__Information shown__.
▬▬▬▬▬▬▬▬▬▬

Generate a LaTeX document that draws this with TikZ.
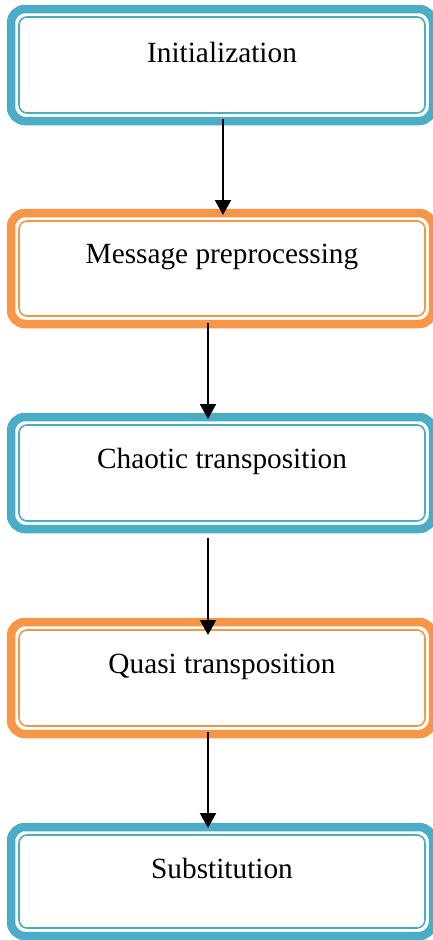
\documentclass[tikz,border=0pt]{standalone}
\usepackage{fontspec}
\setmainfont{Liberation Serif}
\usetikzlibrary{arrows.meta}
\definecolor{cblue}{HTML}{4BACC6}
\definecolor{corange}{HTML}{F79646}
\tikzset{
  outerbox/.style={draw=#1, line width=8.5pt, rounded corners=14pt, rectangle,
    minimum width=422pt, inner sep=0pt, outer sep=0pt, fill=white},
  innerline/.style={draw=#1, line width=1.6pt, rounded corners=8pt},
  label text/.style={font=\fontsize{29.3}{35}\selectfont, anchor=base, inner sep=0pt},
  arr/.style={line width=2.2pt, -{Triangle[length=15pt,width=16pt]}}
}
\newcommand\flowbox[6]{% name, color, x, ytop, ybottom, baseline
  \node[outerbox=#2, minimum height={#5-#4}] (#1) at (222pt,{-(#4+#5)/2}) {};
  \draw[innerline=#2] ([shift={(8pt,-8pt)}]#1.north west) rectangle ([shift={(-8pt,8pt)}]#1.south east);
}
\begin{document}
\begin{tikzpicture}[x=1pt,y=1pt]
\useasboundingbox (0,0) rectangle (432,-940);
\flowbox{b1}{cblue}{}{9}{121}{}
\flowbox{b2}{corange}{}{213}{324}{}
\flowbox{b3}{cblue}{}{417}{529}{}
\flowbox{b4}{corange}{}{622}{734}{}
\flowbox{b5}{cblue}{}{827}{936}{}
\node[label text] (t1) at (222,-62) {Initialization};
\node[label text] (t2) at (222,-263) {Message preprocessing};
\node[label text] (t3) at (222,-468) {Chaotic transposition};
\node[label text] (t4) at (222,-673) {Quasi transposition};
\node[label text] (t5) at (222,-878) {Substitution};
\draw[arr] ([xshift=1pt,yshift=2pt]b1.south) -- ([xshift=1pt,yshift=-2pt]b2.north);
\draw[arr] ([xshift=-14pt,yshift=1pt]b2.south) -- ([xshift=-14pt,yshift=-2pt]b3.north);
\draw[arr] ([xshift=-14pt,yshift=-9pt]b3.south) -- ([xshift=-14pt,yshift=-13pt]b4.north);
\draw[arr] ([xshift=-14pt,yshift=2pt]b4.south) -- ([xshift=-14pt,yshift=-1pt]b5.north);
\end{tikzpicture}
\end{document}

▬▬▬▬▬▬▬▬▬▬

__Task directions__. Leave out the pictures and reproduce the rest of the listing exactly.

__Full answer__.
Generate a LaTeX document that draws this with TikZ.
\documentclass[tikz,border=0pt]{standalone}
\usepackage{fontspec}
\setmainfont{Liberation Serif}
\usetikzlibrary{arrows.meta}
\definecolor{cblue}{HTML}{4BACC6}
\definecolor{corange}{HTML}{F79646}
\tikzset{
  outerbox/.style={draw=#1, line width=8.5pt, rounded corners=14pt, rectangle,
    minimum width=422pt, inner sep=0pt, outer sep=0pt, fill=white},
  innerline/.style={draw=#1, line width=1.6pt, rounded corners=8pt},
  label text/.style={font=\fontsize{29.3}{35}\selectfont, anchor=base, inner sep=0pt},
  arr/.style={line width=2.2pt, -{Triangle[length=15pt,width=16pt]}}
}
\newcommand\flowbox[6]{% name, color, x, ytop, ybottom, baseline
  \node[outerbox=#2, minimum height={#5-#4}] (#1) at (222pt,{-(#4+#5)/2}) {};
  \draw[innerline=#2] ([shift={(8pt,-8pt)}]#1.north west) rectangle ([shift={(-8pt,8pt)}]#1.south east);
}
\begin{document}
\begin{tikzpicture}[x=1pt,y=1pt]
\useasboundingbox (0,0) rectangle (432,-940);
\flowbox{b1}{cblue}{}{9}{121}{}
\flowbox{b2}{corange}{}{213}{324}{}
\flowbox{b3}{cblue}{}{417}{529}{}
\flowbox{b4}{corange}{}{622}{734}{}
\flowbox{b5}{cblue}{}{827}{936}{}
\node[label text] (t1) at (222,-62) {Initialization};
\node[label text] (t2) at (222,-263) {Message preprocessing};
\node[label text] (t3) at (222,-468) {Chaotic transposition};
\node[label text] (t4) at (222,-673) {Quasi transposition};
\node[label text] (t5) at (222,-878) {Substitution};
\draw[arr] ([xshift=1pt,yshift=2pt]b1.south) -- ([xshift=1pt,yshift=-2pt]b2.north);
\draw[arr] ([xshift=-14pt,yshift=1pt]b2.south) -- ([xshift=-14pt,yshift=-2pt]b3.north);
\draw[arr] ([xshift=-14pt,yshift=-9pt]b3.south) -- ([xshift=-14pt,yshift=-13pt]b4.north);
\draw[arr] ([xshift=-14pt,yshift=2pt]b4.south) -- ([xshift=-14pt,yshift=-1pt]b5.north);
\end{tikzpicture}
\end{document}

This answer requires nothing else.